Hi, I have the same experience with M2M 12B, 1.2B and the 400M versions. In my opinion I think 12B truly outperforms in rich-resourced language pairs such as DE-EN and FR-EN. However in other lower-resourced languages, 12B’s performance is not significantly different from 1.2B. From my own experience, I think 1.2B actually translates the best from and to Malay.

Thank you for your answer @kinetical ,

I evaluated the models on the English to German FLORES dataset.(GitHub - facebookresearch/flores: Facebook Low Resource (FLoRes) MT Benchmark).

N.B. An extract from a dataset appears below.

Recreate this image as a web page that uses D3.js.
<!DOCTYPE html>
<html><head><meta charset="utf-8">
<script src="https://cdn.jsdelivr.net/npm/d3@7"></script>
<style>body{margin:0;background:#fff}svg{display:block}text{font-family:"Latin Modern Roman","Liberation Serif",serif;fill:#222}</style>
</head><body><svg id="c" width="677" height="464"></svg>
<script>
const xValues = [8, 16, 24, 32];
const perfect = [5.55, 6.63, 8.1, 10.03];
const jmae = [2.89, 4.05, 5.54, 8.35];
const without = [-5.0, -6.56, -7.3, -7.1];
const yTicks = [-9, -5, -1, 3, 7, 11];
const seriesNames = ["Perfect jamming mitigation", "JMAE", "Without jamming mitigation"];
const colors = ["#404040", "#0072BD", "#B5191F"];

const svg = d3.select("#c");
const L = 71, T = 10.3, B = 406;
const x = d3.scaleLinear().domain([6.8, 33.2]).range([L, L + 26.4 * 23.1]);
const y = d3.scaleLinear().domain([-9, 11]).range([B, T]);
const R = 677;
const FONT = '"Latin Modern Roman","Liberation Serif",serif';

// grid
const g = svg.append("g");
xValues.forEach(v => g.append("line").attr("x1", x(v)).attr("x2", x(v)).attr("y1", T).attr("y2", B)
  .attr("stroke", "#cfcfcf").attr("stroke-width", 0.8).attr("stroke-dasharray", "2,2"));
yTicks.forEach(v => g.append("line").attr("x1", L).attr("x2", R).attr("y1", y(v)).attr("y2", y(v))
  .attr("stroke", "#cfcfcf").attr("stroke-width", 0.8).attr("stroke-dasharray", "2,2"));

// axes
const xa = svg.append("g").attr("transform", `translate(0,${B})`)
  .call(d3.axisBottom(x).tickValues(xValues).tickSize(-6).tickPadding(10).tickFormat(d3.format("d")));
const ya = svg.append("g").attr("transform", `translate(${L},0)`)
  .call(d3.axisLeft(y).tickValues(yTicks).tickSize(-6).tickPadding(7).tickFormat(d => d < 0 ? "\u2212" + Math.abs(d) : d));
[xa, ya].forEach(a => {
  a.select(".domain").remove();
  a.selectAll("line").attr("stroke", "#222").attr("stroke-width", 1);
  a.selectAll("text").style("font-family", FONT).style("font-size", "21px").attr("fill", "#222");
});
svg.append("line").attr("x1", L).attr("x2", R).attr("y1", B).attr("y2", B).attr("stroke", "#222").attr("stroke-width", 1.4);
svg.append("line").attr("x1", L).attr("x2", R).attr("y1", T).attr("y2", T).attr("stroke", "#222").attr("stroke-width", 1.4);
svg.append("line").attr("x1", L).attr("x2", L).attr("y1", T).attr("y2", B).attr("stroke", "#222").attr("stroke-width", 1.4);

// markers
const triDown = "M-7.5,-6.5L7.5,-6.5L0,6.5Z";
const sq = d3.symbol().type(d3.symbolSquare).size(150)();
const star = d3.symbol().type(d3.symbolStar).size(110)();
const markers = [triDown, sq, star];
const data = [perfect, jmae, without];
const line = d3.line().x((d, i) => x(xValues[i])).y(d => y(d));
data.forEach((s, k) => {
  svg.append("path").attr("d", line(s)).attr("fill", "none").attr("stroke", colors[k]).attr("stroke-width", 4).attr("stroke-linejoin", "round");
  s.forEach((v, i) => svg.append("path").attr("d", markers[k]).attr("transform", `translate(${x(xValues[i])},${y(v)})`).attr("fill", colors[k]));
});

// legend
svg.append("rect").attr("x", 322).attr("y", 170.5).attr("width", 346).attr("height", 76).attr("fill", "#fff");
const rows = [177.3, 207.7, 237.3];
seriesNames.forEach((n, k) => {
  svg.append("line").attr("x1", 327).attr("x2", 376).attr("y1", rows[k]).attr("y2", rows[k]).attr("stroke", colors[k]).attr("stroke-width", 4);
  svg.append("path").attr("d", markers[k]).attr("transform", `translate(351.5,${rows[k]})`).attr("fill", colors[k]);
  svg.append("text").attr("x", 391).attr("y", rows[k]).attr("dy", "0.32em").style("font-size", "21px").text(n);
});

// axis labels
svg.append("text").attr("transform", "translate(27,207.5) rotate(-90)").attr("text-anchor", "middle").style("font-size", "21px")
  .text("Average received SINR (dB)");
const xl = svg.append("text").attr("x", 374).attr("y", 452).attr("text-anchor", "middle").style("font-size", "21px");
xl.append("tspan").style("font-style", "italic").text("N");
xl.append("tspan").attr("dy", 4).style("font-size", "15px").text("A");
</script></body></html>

This is how the models perform:

  • facebook/m2m100_1.2B: 35.39 BLEU
  • facebook/m2m100-12B-avg-5-ckpt: 12.44 BLEU

So, the problem exists for rich-resourced language pairs as well. M2M100 12B performance is much lower than 1.2B.

Thank you!

Hi @evroschris98 Thank you for your shared result.

Recently I have another opportunity to compare 12B and 1.2B, and I found out that the model capacity is the key difference between the two. I realized that for single pair of languages, 1.2B almost outperformed in every comparison against 12B. However when I modified the code to finetune for several pairs and directions (a group of geographically neighboring languages ), oh my god 12B shines. There were just more than enough capacity to actually “memorize all these languages”.

Hi, @kinetical.

I’m interested to know if fine-tuning m2m affected the quality of other translation directions in your case?

I’m fine-tuning on one lang pair and that pair works well, but it breaks all the other directions.

And could you share your fine-tuning script, maybe I’m doing something wrong?